Recent correspondence with Amazon.  Their latest response far below, and my reply here.

Dear Amazon

I will start the Small Claims Procedure as previously advised at 5pm on Monday.

I have already explained that an LED screen is expected to be good for in excess of 50,000 hours and that TVs these days are likely to be technically obsolete before they fail.  I have already asked several days ago if you wanted written confirmation of this from a TV engineer.  I received no reply.  The company I dealt with almost laughed at me when I said that it had failed after such a short time and that I needed their report.  They didn't understand why I was having this problem in getting the TV replaced as it must have been faulty, or poorly assembled, but not immediately obvious.  It was suggested that one or more sub-standard components failed.

I have already stated twice that I decline the offer of £55.  I have tried to negotiate a satisfactory settlement on several occasions.  Amazon refused to liaise with the mediation company I appointed, so I am quite happy to rely on a decision to be made by the Small Claims Court.  I think I will only need my interpretation of the law to be seen by someone who has bought a TV in the last few years and will find the statement by Amazon that it should only last three years to be absurd.  I also note that there was no reply to, nor acknowledgement of, my request for a Deadlock Letter.

I realise that the law isn't clear in this matter, but I am going to let someone else make that decision for us.  This matter is now out of my hands.

Martin Watson


> Message From Executive Customer Relations
>
> Dear Mr Watson,
>
> I am from Amazons Executive Customer Relations.
>
> I am sorry to hear that the TV became faulty after 3 years of use.

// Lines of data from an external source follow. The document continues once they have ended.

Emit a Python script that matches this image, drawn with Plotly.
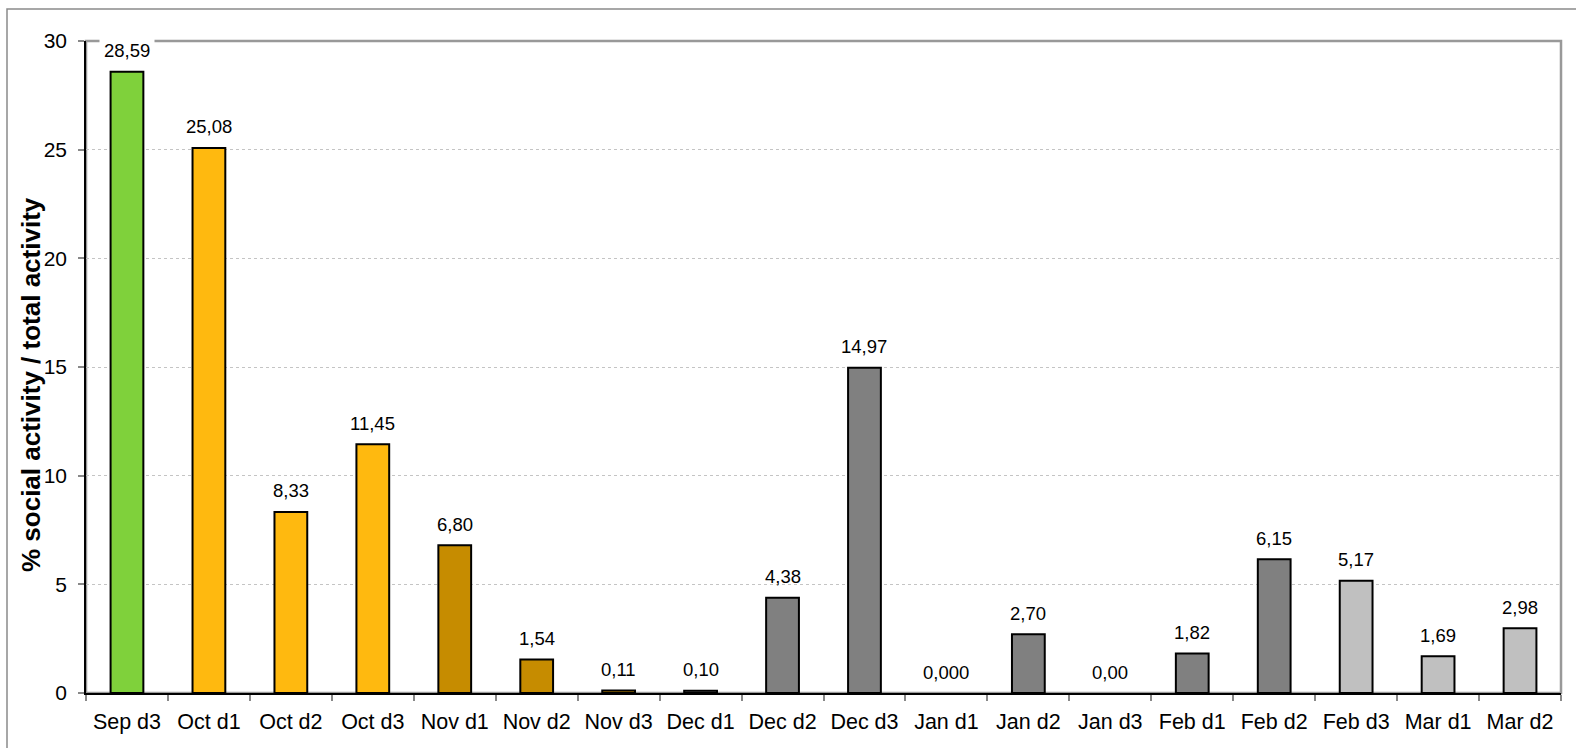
import plotly.graph_objects as go

# Ten-day periods (décadas) and share of social activity
periods = ["Sep d3", "Oct d1", "Oct d2", "Oct d3", "Nov d1", "Nov d2", "Nov d3",
           "Dec d1", "Dec d2", "Dec d3", "Jan d1", "Jan d2", "Jan d3", "Feb d1",
           "Feb d2", "Feb d3", "Mar d1", "Mar d2"]
social_pct = [28.59, 25.08, 8.33, 11.45, 6.80, 1.54, 0.11, 0.10, 4.38, 14.97,
              0.000, 2.70, 0.00, 1.82, 6.15, 5.17, 1.69, 2.98]
value_labels = ["28,59", "25,08", "8,33", "11,45", "6,80", "1,54", "0,11", "0,10",
                "4,38", "14,97", "0,000", "2,70", "0,00", "1,82", "6,15", "5,17",
                "1,69", "2,98"]
y_ticks = [0, 5, 10, 15, 20, 25, 30]

# Colour per season group
GREEN, ORANGE, GOLD, GRAY, LIGHT = "#7FD13B", "#FFB90F", "#C68C00", "#808080", "#C0C0C0"
bar_colors = [GREEN, ORANGE, ORANGE, ORANGE, GOLD, GOLD, GOLD,
              GRAY, GRAY, GRAY, GRAY, GRAY, GRAY, GRAY, GRAY,
              LIGHT, LIGHT, LIGHT]

FONT = "Liberation Sans, Arial, sans-serif"

# empty periods get no outline so nothing shows on the axis
outline_w = [2 if v > 0 else 0 for v in social_pct]

fig = go.Figure(go.Bar(
    x=periods, y=social_pct,
    marker=dict(color=bar_colors, line=dict(color="black", width=outline_w)),
    width=0.4,
))

for p, v, lab in zip(periods, social_pct, value_labels):
    fig.add_annotation(
        x=p, y=v, text=lab, showarrow=False, yanchor="middle", yshift=21,
        font=dict(family=FONT, size=18.5, color="black"),
        bgcolor="white" if v > 28 else None, borderpad=4,
    )

L, R, T, B = 86, 15, 41, 55
W, H = 1576, 748
pw, ph = W - L - R, H - T - B

# y-axis title, centred on the whole chart height
fig.add_annotation(
    xref="paper", yref="paper", x=(31 - L) / pw, y=(H - B - 385) / ph,
    text="<b>% social activity / total activity</b>", textangle=-90,
    showarrow=False, xanchor="center", yanchor="middle",
    font=dict(family=FONT, size=26, color="black"),
)

# outer chart frame
fig.add_shape(type="rect", xref="paper", yref="paper",
              x0=(7 - L) / pw, x1=1.05, y0=-0.2, y1=1 + (T - 9) / ph,
              line=dict(color="#8a8a8a", width=1.5), layer="below")
# plot-area frame
fig.add_shape(type="rect", xref="paper", yref="paper", x0=0, x1=1, y0=0, y1=1,
              line=dict(color="#999999", width=2.5), layer="below")

fig.update_layout(
    width=W, height=H,
    margin=dict(l=L, r=R, t=T, b=B),
    paper_bgcolor="white", plot_bgcolor="white",
    showlegend=False,
    font=dict(family=FONT, color="black"),
)
fig.update_xaxes(
    type="category", tickson="boundaries", ticks="outside", ticklen=6,
    tickcolor="#888888", tickwidth=1.5,
    showline=True, linecolor="black", linewidth=1.5,
    tickfont=dict(size=21.5, family=FONT), showgrid=False,
    ticklabelstandoff=8,
)
fig.update_yaxes(
    range=[0, 30], tickvals=y_ticks, ticks="outside", ticklen=6,
    tickcolor="#888888", tickwidth=1.5,
    showline=True, linecolor="black", linewidth=1.5,
    showgrid=True, gridcolor="#c4c4c4", griddash="dot", gridwidth=1,
    zeroline=False, tickfont=dict(size=21, family=FONT),
    ticklabelstandoff=7,
)

fig.write_html("out.html")
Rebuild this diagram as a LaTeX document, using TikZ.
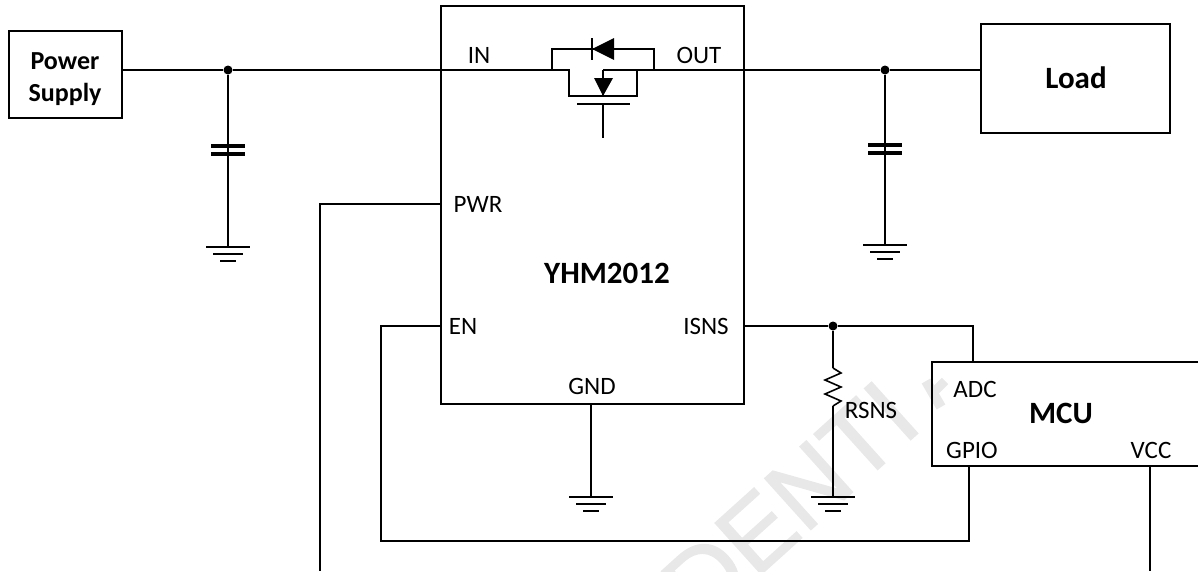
\documentclass[tikz,border=0pt]{standalone}
\usepackage{fontspec}
\setmainfont{Carlito}
\newfontfamily\waterfont[FakeBold=1.5]{Liberation Sans}
\usetikzlibrary{positioning}

\begin{document}
\begin{tikzpicture}[x=1pt,y=-1pt,line width=1.6pt,
    block/.style={draw,rectangle,inner sep=0pt},
    pin/.style={inner sep=0pt,font=\fontsize{25}{30}\selectfont},
    title/.style={inner sep=0pt,align=center,font=\fontsize{31}{36}\selectfont\bfseries},
    dot/.style={circle,fill,inner sep=0pt,minimum size=9pt},
    gnd/.pic={
      \draw (-22,0) -- (22,0);
      \draw (-15,7) -- (15,7);
      \draw (-8,14) -- (8,14);
    },
    cap/.pic={
      \draw[line width=3.5pt] (-17,-4) -- (17,-4);
      \draw[line width=3.5pt] (-17,4) -- (17,4);
    }]

  \useasboundingbox (0,0) rectangle (1198,571);
  \node[rotate=42,text=black!9,inner sep=0pt,font=\fontsize{100}{100}\waterfont] (water) at (790,502) {DENTI};
  \draw[black!9,line width=10pt] (926,381) -- (941,407);
  \draw[black!9,line width=9pt] (945,381) -- (933,393);

  \node[block,minimum width=113pt,minimum height=87pt] (supply) at (65.5,74.5) {};
  \node[title,font=\fontsize{26}{32}\selectfont\bfseries] (supply_t) at (65,79) {Power\\Supply};
  \node[block,line width=2.8pt,minimum width=303pt,minimum height=398pt] (chip) at (592.5,205) {};
  \node[title] (chip_t) at (607,273) {YHM2012};
  \node[block,minimum width=189pt,minimum height=109pt] (load) at (1075.5,78.5) {};
  \node[title] (load_t) at (1076,78) {Load};
  \node[block,minimum width=280pt,minimum height=104pt] (mcu) at (1072,414) {};
  \node[title] (mcu_t) at (1061,413) {MCU};

  \node[pin] (in) at (479,55) {IN};
  \node[pin] (out) at (699,55) {OUT};
  \node[pin] (pwr) at (478,204) {PWR};
  \node[pin] (en) at (463,326) {EN};
  \node[pin] (isns) at (706,326) {ISNS};
  \node[pin] (gnd_t) at (592,386) {GND};
  \node[pin] (adc) at (975,389) {ADC};
  \node[pin] (gpio) at (972,450) {GPIO};
  \node[pin] (vcc) at (1151,450) {VCC};
  \node[pin] (rsns) at (871,410) {RSNS};

  \node[dot] (j_in) at (228,70) {};
  \node[dot] (j_out) at (885,70) {};
  \node[dot] (j_sns) at (833,326) {};

  \coordinate (m_s) at (552,70);
  \coordinate (m_d) at (654,70);
  \coordinate (m_g) at (603,104);
  \coordinate (m_l) at (569,96);
  \coordinate (m_r) at (637,96);
  \coordinate (m_c) at (603,96);
  \coordinate (m_t) at (603,70);
  \coordinate (c1_g) at (228,247);
  \coordinate (c2_g) at (885,245);
  \coordinate (r_t) at (833,368);
  \coordinate (r_b) at (833,406);
  \coordinate (r_g) at (833,497);
  \coordinate (chip_g) at (591,497);
  \coordinate (pwr_e) at (320,571);
  \coordinate (vcc_e) at (1150,571);

  \path (supply.east |- j_in) edge (j_in)
      (j_in) edge (m_s)
      (j_in) edge (c1_g)
      (m_d) edge (j_out)
      (j_out) edge (load.west |- j_out)
      (j_out) edge (c2_g)
      (chip.south -| chip_g) edge (chip_g)
      (j_sns) edge (r_t)
      (r_b) edge (r_g)
      (mcu.south -| vcc_e) edge (vcc_e);

  \draw (m_s) -- (m_s -| m_l) -- (m_l) -- (m_r) -- (m_r |- m_d);
  \draw (m_t) -- (m_d);
  \draw (m_s) -- (552,49) -- (654,49) -- (m_d);
  \draw (m_t) -- (m_c);
  \draw[line width=2.2pt] (577,104) -- (630,104);
  \draw (m_g) -- (603,138);
  \draw (592,38) -- (592,60);
  \fill (592,49) -- (614,38) -- (614,60) -- cycle;
  \fill (594,78) -- (613,78) -- (603,96) -- cycle;

  \draw (r_t) -- (841,373) -- (825,380) -- (841,387) -- (825,394) -- (841,401) -- (r_b);

  \draw (chip.west |- pwr) -| (pwr_e);
  \draw (chip.west |- en) -- (381,326) -- (381,541) -- (969,541) -- (969,466);
  \draw (chip.east |- isns) -- (j_sns) -- (973,326) -- (973,362);

  \pic at (228,150) {cap};
  \pic at (885,149) {cap};
  \pic at (c1_g) {gnd};
  \pic at (c2_g) {gnd};
  \pic at (r_g) {gnd};
  \pic at (chip_g) {gnd};

\end{tikzpicture}
\end{document}
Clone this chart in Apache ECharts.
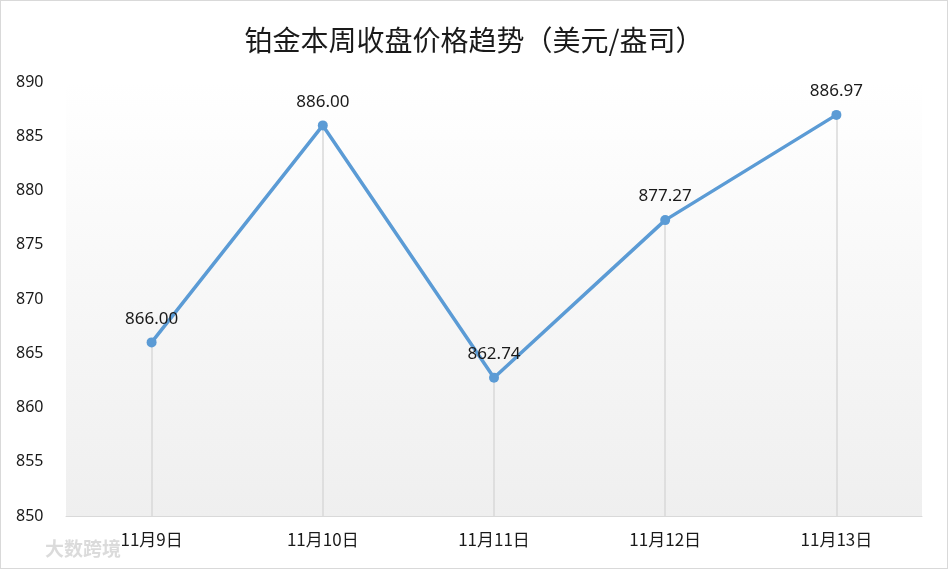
<!DOCTYPE html>
<html><head><meta charset="utf-8">
<script src="https://cdn.jsdelivr.net/npm/echarts@6/dist/echarts.min.js"></script>
<style>html,body{margin:0;padding:0;background:#fff}#c{width:948px;height:569px;box-sizing:border-box;border:1px solid #d9d9d9}</style>
</head><body><div id="c"></div>
<script>
const categories = ['11月9日','11月10日','11月11日','11月12日','11月13日'];
const prices = [866.00, 886.00, 862.74, 877.27, 886.97];
const yMin = 850, yMax = 890, yStep = 5;
const titleText = '铂金本周收盘价格趋势（美元/盎司）';

const chart = echarts.init(document.getElementById('c'));
const dropLines = prices.map((v, i) => [
  { coord: [categories[i], v], symbol: 'none' },
  { coord: [categories[i], yMin], symbol: 'none' }
]);
chart.setOption({
  animation: false,
  title: { text: titleText, left: 'center', top: 20,
    textStyle: { fontFamily: '"Noto Sans CJK SC", sans-serif', fontSize: 28, fontWeight: 'normal', color: '#1a1a1a' } },
  grid: { left: 65, right: 25, top: 81, bottom: 52, show: true, borderWidth: 0,
    backgroundColor: new echarts.graphic.LinearGradient(0, 0, 0, 1, [
      { offset: 0, color: '#ffffff' }, { offset: 1, color: '#efefef' }]) },
  xAxis: { type: 'category', data: categories, boundaryGap: true,
    axisLine: { lineStyle: { color: '#d9d9d9', width: 1 } },
    axisTick: { show: false },
    axisLabel: { color: '#1a1a1a', fontSize: 17, margin: 15, fontFamily: '"Noto Sans CJK SC", sans-serif' } },
  yAxis: { type: 'value', min: yMin, max: yMax, interval: yStep,
    axisLine: { show: false }, axisTick: { show: false }, splitLine: { show: false },
    axisLabel: { color: '#1a1a1a', fontSize: 16, align: 'left', margin: 50, fontFamily: '"Noto Sans", sans-serif' } },
  graphic: [{ type: 'text', left: 44, top: 538, style: { text: '大数跨境', fontSize: 19, fontWeight: 'bold', fill: 'rgba(190,190,190,0.55)', fontFamily: '"Noto Sans CJK SC", sans-serif' } }],
  series: [{
    type: 'line', data: prices, symbol: 'circle', symbolSize: 10,
    lineStyle: { color: '#5b9bd5', width: 3.5 }, itemStyle: { color: '#5b9bd5' },
    label: { show: true, position: 'top', distance: 10, color: '#1a1a1a', fontSize: 17,
      fontFamily: '"Noto Sans", sans-serif', formatter: p => p.value.toFixed(2) },
    markLine: { silent: true, symbol: 'none', label: { show: false }, z: 1,
      lineStyle: { color: '#d9d9d9', width: 1.5, type: 'solid' }, data: dropLines },
    z: 3
  }]
});
</script></body></html>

I have checked your previous correspondence and I understand that you have requested for a credit refund of £225.00 multiple times in your previous emails. I can see that the Consumer Rights Act 2015 indicates that customers may make a claim in respect of defective goods for a maximum period of 6 years. This doesn't imply that an item has a warranty of six years respectively, but permits an individual to make a claim under certain circumstances within that time period.
>
> While Amazon doesn't provide the warranty for this item, we honour our obligations under the Consumer Rights Act, which grants recourse against a seller of goods if those goods were defective at the time of purchase (i.e. if there was an inherent fault in the goods). This may include, in certain circumstances, repair, refund or replacement, but only to the extent that doing so is not disproportionate to the value of the goods, having regard to the use the customer has already had of the goods and the nature of the goods. In addition, in order to be entitled to any repair, refund or replacement 6 months or more after purchase of goods, you must be able to provide evidence that the product was defective at the time of purchase.
>
> For more information on your statutory rights, please contact your local Trading Standards Office.
>
> I see that you made your purchase approximately 39 months ago and have used it successfully and reported no fault with the product until now. As a result, we aren't able to offer you a repair, replacement or refund of the replacement value. However, as a measure of goodwill in this particular instance, we would like to offer you £55.00 to your gift certificate balance. You can use this towards a future order on the Amazon.co.uk website. Please confirm if you wish to accept this and I will make the appropriate arrangements.
>
> Unfortunately, we won't be able to assist any further on this issue, but we'll be more than happy to provide any help you may need in the future.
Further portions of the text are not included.